* [Data lines]
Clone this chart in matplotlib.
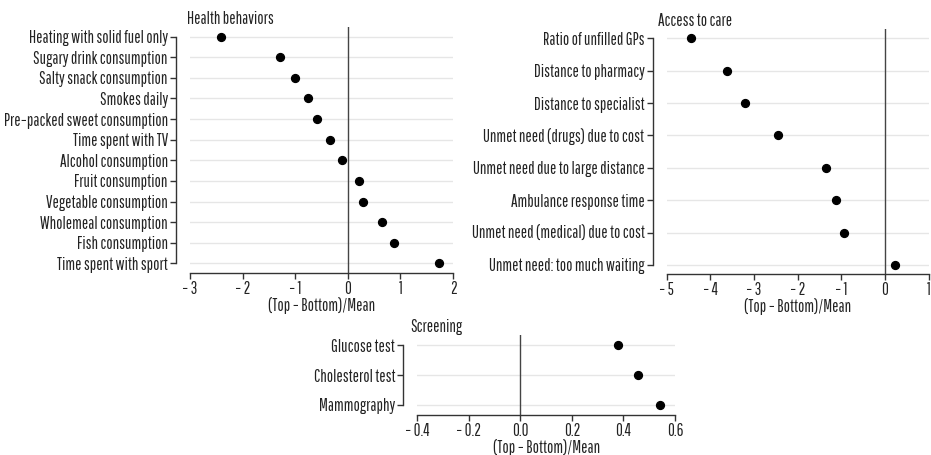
import numpy as np
import matplotlib
matplotlib.use('Agg')
import matplotlib.pyplot as plt

plt.rcParams['font.family'] = ['Pathway Gothic One', 'Roboto Condensed', 'DejaVu Sans']
plt.rcParams['axes.unicode_minus'] = True

# data
health_labels = ['Heating with solid fuel only', 'Sugary drink consumption',
                 'Salty snack consumption', 'Smokes daily',
                 'Pre\u2212packed sweet consumption', 'Time spent with TV',
                 'Alcohol consumption', 'Fruit consumption',
                 'Vegetable consumption', 'Wholemeal consumption',
                 'Fish consumption', 'Time spent with sport']
health_values = [-2.41, -1.29, -1.01, -0.76, -0.59, -0.33, -0.12,
                 0.21, 0.29, 0.65, 0.87, 1.74]
health_ticks = [-3, -2, -1, 0, 1, 2]

access_labels = ['Ratio of unfilled GPs', 'Distance to pharmacy',
                 'Distance to specialist', 'Unmet need (drugs) due to cost',
                 'Unmet need due to large distance', 'Ambulance response time',
                 'Unmet need (medical) due to cost',
                 'Unmet need: too much waiting']
access_values = [-4.45, -3.62, -3.20, -2.45, -1.35, -1.12, -0.94, 0.24]
access_ticks = [-5, -4, -3, -2, -1, 0, 1]

screen_labels = ['Glucose test', 'Cholesterol test', 'Mammography']
screen_values = [0.38, 0.455, 0.543]
screen_ticks = [-0.4, -0.2, 0.0, 0.2, 0.4, 0.6]

dark = '#333333'
fs = 12
fig = plt.figure(figsize=(9.31, 4.55), dpi=100)


def dot_panel(rect, labels, values, ticks, title, pad, title_x, fmt):
    ax = fig.add_axes(rect)
    y = np.arange(len(labels))
    for yy in y:
        ax.axhline(yy, color='#e6e6e6', lw=1, zorder=0)
    ax.axvline(0, color='#444444', lw=1, zorder=1)
    ax.scatter(values, y, s=32, color='black', zorder=3)
    ax.set_yticks(y)
    ax.set_yticklabels(labels)
    ax.set_ylim(len(labels) - 1 + pad, -pad)
    ax.set_xticks(ticks)
    ax.set_xticklabels([fmt(t) for t in ticks])
    ax.set_xlim(ticks[0], ticks[-1])
    ax.set_xlabel('(Top \u2212 Bottom)/Mean', fontsize=fs, color='#222222', labelpad=0)
    for s in ['top', 'right']:
        ax.spines[s].set_visible(False)
    ax.spines['left'].set_position(('outward', 10))
    ax.spines['left'].set_bounds(0, len(labels) - 1)
    for s in ['left', 'bottom']:
        ax.spines[s].set_color(dark)
        ax.spines[s].set_linewidth(1)
    ax.tick_params(axis='both', colors=dark, labelcolor='#222222',
                   labelsize=fs, length=4, width=1, pad=2)
    ax.text(title_x, 1.0, title, transform=ax.transAxes, ha='left',
            va='bottom', fontsize=fs, color='#222222')
    return ax


def int_fmt(t):
    return f'{t:d}'.replace('-', '\u2212 ')


def dec_fmt(t):
    return f'{t:.1f}'.replace('-', '\u2212 ')


dot_panel([0.2041, 0.400, 0.2825, 0.5407], health_labels, health_values,
          health_ticks, 'Health behaviors', 0.47, -0.011, int_fmt)
dot_panel([0.7161, 0.3978, 0.2814, 0.5378], access_labels, access_values,
          access_ticks, 'Access to care', 0.28, -0.034, int_fmt)
dot_panel([0.4482, 0.0879, 0.2768, 0.1758], screen_labels, screen_values,
          screen_ticks, 'Screening', 0.35, -0.028, dec_fmt)

fig.savefig('out.png', dpi=100)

* [Problem description]
Reproduce only the lines from the beginning of the data through the line that contains "plt.rcParams['axes.unicode_minus'] = True", both included, and please drop the pictures.

* [Exercise answer]
Clone this chart in matplotlib.
import numpy as np
import matplotlib
matplotlib.use('Agg')
import matplotlib.pyplot as plt

plt.rcParams['font.family'] = ['Pathway Gothic One', 'Roboto Condensed', 'DejaVu Sans']
plt.rcParams['axes.unicode_minus'] = True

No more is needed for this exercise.